━━ Data excerpts ━━

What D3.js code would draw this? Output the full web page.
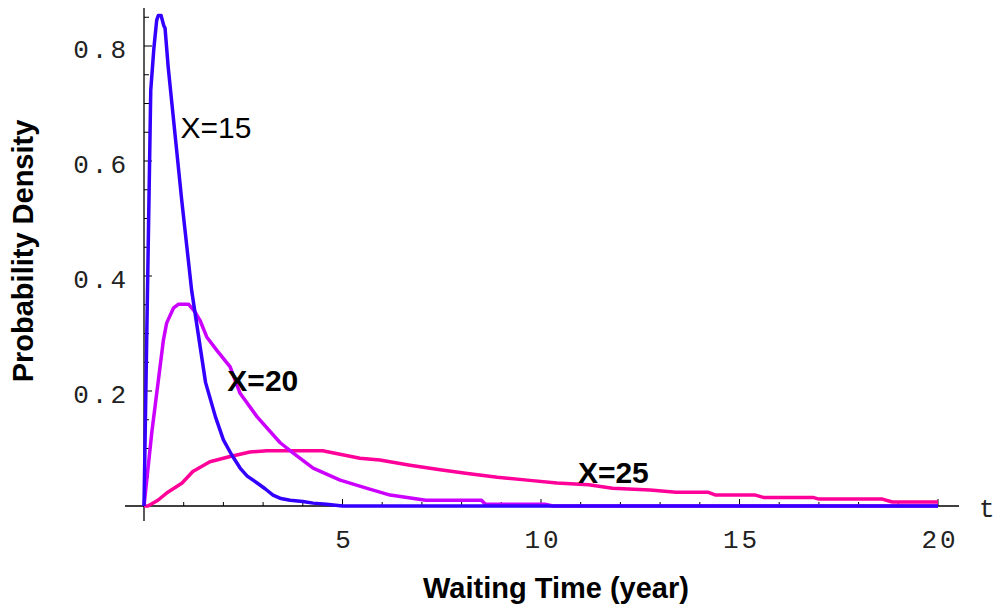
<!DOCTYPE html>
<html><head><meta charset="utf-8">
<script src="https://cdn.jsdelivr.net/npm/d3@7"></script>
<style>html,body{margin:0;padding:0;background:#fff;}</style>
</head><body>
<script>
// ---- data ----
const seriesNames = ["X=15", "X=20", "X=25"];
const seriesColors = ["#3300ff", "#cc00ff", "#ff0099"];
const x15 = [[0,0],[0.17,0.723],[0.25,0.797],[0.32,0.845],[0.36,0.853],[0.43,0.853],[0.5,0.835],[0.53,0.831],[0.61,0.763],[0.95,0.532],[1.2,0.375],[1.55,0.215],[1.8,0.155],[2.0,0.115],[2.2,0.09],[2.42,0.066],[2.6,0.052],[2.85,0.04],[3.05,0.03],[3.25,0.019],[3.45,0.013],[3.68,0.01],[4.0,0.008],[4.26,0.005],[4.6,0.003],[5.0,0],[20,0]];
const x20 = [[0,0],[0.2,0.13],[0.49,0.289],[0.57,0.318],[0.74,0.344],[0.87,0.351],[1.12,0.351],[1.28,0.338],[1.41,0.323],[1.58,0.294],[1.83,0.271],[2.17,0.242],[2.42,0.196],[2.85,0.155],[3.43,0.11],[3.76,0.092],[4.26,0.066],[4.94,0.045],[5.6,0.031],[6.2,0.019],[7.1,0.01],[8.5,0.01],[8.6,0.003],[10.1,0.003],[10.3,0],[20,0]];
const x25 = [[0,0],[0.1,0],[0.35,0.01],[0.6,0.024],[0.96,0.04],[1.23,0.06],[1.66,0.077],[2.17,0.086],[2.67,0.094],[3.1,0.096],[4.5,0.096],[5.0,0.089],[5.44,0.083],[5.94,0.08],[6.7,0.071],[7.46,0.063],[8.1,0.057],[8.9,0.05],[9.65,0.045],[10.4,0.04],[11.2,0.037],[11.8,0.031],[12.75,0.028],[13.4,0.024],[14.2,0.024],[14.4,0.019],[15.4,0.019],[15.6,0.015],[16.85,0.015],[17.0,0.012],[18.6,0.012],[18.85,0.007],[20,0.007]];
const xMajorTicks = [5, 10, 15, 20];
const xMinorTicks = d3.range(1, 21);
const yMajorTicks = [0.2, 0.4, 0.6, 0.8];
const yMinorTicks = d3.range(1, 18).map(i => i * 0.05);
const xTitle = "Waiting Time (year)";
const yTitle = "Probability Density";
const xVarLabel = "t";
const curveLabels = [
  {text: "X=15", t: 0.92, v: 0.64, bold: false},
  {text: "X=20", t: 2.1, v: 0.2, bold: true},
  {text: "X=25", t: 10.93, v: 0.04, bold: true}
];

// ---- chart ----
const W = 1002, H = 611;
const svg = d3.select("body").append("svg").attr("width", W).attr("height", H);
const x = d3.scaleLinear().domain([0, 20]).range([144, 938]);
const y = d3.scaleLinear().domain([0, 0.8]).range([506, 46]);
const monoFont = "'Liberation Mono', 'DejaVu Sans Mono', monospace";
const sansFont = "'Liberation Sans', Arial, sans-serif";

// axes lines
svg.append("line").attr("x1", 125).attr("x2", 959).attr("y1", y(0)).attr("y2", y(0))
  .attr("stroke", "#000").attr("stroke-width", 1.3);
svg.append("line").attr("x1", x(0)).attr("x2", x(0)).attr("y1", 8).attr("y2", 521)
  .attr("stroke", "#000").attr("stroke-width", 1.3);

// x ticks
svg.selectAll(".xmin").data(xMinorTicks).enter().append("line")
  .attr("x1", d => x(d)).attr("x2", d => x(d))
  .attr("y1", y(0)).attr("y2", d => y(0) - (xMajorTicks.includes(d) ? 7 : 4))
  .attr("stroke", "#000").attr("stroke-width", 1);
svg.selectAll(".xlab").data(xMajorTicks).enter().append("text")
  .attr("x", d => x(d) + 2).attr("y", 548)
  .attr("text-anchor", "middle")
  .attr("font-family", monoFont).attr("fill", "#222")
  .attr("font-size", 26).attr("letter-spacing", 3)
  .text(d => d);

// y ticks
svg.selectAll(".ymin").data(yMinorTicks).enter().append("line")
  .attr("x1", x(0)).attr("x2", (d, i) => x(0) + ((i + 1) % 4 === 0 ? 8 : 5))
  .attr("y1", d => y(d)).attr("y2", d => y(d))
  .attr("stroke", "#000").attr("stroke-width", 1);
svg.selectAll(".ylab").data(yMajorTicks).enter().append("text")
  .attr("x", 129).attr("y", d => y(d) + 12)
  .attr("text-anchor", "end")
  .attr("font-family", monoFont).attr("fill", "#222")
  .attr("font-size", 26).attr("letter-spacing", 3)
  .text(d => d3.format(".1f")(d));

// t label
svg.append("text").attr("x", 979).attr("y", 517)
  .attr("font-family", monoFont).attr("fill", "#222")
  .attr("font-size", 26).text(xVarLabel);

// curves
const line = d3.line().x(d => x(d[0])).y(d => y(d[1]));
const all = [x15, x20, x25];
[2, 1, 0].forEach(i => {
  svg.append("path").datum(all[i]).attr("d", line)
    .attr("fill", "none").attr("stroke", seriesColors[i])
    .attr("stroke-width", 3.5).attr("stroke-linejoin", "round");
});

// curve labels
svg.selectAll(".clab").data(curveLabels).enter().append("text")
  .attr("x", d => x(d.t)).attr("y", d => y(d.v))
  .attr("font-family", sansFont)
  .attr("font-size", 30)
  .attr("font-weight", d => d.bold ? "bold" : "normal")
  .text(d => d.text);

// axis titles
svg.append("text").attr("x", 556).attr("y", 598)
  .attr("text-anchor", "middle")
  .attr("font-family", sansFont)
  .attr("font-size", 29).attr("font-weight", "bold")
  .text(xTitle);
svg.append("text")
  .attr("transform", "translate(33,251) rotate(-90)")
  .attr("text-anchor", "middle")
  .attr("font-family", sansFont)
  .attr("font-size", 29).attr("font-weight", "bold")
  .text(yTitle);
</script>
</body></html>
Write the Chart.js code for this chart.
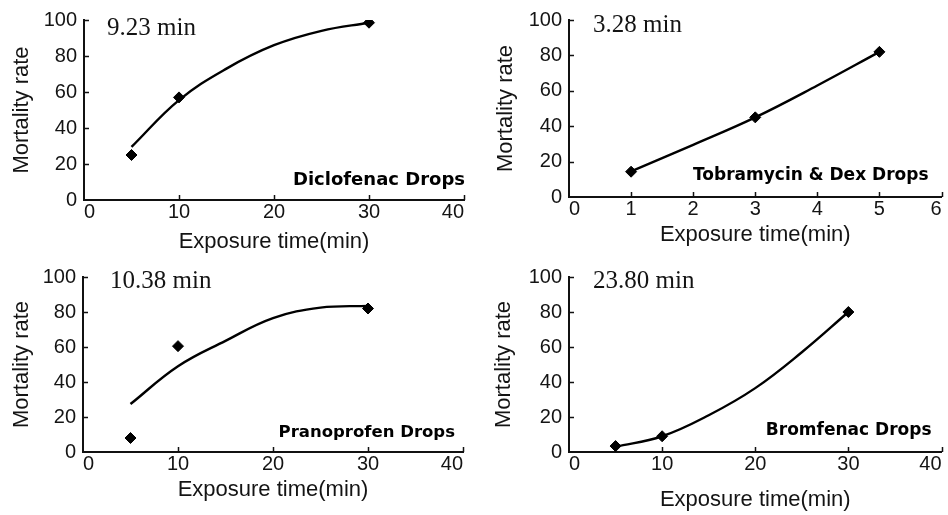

━━━

- [Exercise requirements]
Each entry above is to be written out again unchanged, apart from the pictures, which are left out.

- [Output below]
What D3.js code would draw this? Output the full web page.
<!DOCTYPE html>
<html><head><meta charset="utf-8">
<script src="https://cdn.jsdelivr.net/npm/d3@7"></script>
<style>html,body{margin:0;padding:0;background:#fff;}</style>
</head><body>
<script>
// ---- data ----
const seriesNames = ["X=15", "X=20", "X=25"];
const seriesColors = ["#3300ff", "#cc00ff", "#ff0099"];
const x15 = [[0,0],[0.17,0.723],[0.25,0.797],[0.32,0.845],[0.36,0.853],[0.43,0.853],[0.5,0.835],[0.53,0.831],[0.61,0.763],[0.95,0.532],[1.2,0.375],[1.55,0.215],[1.8,0.155],[2.0,0.115],[2.2,0.09],[2.42,0.066],[2.6,0.052],[2.85,0.04],[3.05,0.03],[3.25,0.019],[3.45,0.013],[3.68,0.01],[4.0,0.008],[4.26,0.005],[4.6,0.003],[5.0,0],[20,0]];
const x20 = [[0,0],[0.2,0.13],[0.49,0.289],[0.57,0.318],[0.74,0.344],[0.87,0.351],[1.12,0.351],[1.28,0.338],[1.41,0.323],[1.58,0.294],[1.83,0.271],[2.17,0.242],[2.42,0.196],[2.85,0.155],[3.43,0.11],[3.76,0.092],[4.26,0.066],[4.94,0.045],[5.6,0.031],[6.2,0.019],[7.1,0.01],[8.5,0.01],[8.6,0.003],[10.1,0.003],[10.3,0],[20,0]];
const x25 = [[0,0],[0.1,0],[0.35,0.01],[0.6,0.024],[0.96,0.04],[1.23,0.06],[1.66,0.077],[2.17,0.086],[2.67,0.094],[3.1,0.096],[4.5,0.096],[5.0,0.089],[5.44,0.083],[5.94,0.08],[6.7,0.071],[7.46,0.063],[8.1,0.057],[8.9,0.05],[9.65,0.045],[10.4,0.04],[11.2,0.037],[11.8,0.031],[12.75,0.028],[13.4,0.024],[14.2,0.024],[14.4,0.019],[15.4,0.019],[15.6,0.015],[16.85,0.015],[17.0,0.012],[18.6,0.012],[18.85,0.007],[20,0.007]];
const xMajorTicks = [5, 10, 15, 20];
const xMinorTicks = d3.range(1, 21);
const yMajorTicks = [0.2, 0.4, 0.6, 0.8];
const yMinorTicks = d3.range(1, 18).map(i => i * 0.05);
const xTitle = "Waiting Time (year)";
const yTitle = "Probability Density";
const xVarLabel = "t";
const curveLabels = [
  {text: "X=15", t: 0.92, v: 0.64, bold: false},
  {text: "X=20", t: 2.1, v: 0.2, bold: true},
  {text: "X=25", t: 10.93, v: 0.04, bold: true}
];

// ---- chart ----
const W = 1002, H = 611;
const svg = d3.select("body").append("svg").attr("width", W).attr("height", H);
const x = d3.scaleLinear().domain([0, 20]).range([144, 938]);
const y = d3.scaleLinear().domain([0, 0.8]).range([506, 46]);
const monoFont = "'Liberation Mono', 'DejaVu Sans Mono', monospace";
const sansFont = "'Liberation Sans', Arial, sans-serif";

// axes lines
svg.append("line").attr("x1", 125).attr("x2", 959).attr("y1", y(0)).attr("y2", y(0))
  .attr("stroke", "#000").attr("stroke-width", 1.3);
svg.append("line").attr("x1", x(0)).attr("x2", x(0)).attr("y1", 8).attr("y2", 521)
  .attr("stroke", "#000").attr("stroke-width", 1.3);

// x ticks
svg.selectAll(".xmin").data(xMinorTicks).enter().append("line")
  .attr("x1", d => x(d)).attr("x2", d => x(d))
  .attr("y1", y(0)).attr("y2", d => y(0) - (xMajorTicks.includes(d) ? 7 : 4))
  .attr("stroke", "#000").attr("stroke-width", 1);
svg.selectAll(".xlab").data(xMajorTicks).enter().append("text")
  .attr("x", d => x(d) + 2).attr("y", 548)
  .attr("text-anchor", "middle")
  .attr("font-family", monoFont).attr("fill", "#222")
  .attr("font-size", 26).attr("letter-spacing", 3)
  .text(d => d);

// y ticks
svg.selectAll(".ymin").data(yMinorTicks).enter().append("line")
  .attr("x1", x(0)).attr("x2", (d, i) => x(0) + ((i + 1) % 4 === 0 ? 8 : 5))
  .attr("y1", d => y(d)).attr("y2", d => y(d))
  .attr("stroke", "#000").attr("stroke-width", 1);
svg.selectAll(".ylab").data(yMajorTicks).enter().append("text")
  .attr("x", 129).attr("y", d => y(d) + 12)
  .attr("text-anchor", "end")
  .attr("font-family", monoFont).attr("fill", "#222")
  .attr("font-size", 26).attr("letter-spacing", 3)
  .text(d => d3.format(".1f")(d));

// t label
svg.append("text").attr("x", 979).attr("y", 517)
  .attr("font-family", monoFont).attr("fill", "#222")
  .attr("font-size", 26).text(xVarLabel);

// curves
const line = d3.line().x(d => x(d[0])).y(d => y(d[1]));
const all = [x15, x20, x25];
[2, 1, 0].forEach(i => {
  svg.append("path").datum(all[i]).attr("d", line)
    .attr("fill", "none").attr("stroke", seriesColors[i])
    .attr("stroke-width", 3.5).attr("stroke-linejoin", "round");
});

// curve labels
svg.selectAll(".clab").data(curveLabels).enter().append("text")
  .attr("x", d => x(d.t)).attr("y", d => y(d.v))
  .attr("font-family", sansFont)
  .attr("font-size", 30)
  .attr("font-weight", d => d.bold ? "bold" : "normal")
  .text(d => d.text);

// axis titles
svg.append("text").attr("x", 556).attr("y", 598)
  .attr("text-anchor", "middle")
  .attr("font-family", sansFont)
  .attr("font-size", 29).attr("font-weight", "bold")
  .text(xTitle);
svg.append("text")
  .attr("transform", "translate(33,251) rotate(-90)")
  .attr("text-anchor", "middle")
  .attr("font-family", sansFont)
  .attr("font-size", 29).attr("font-weight", "bold")
  .text(yTitle);
</script>
</body></html>
Write the Chart.js code for this chart.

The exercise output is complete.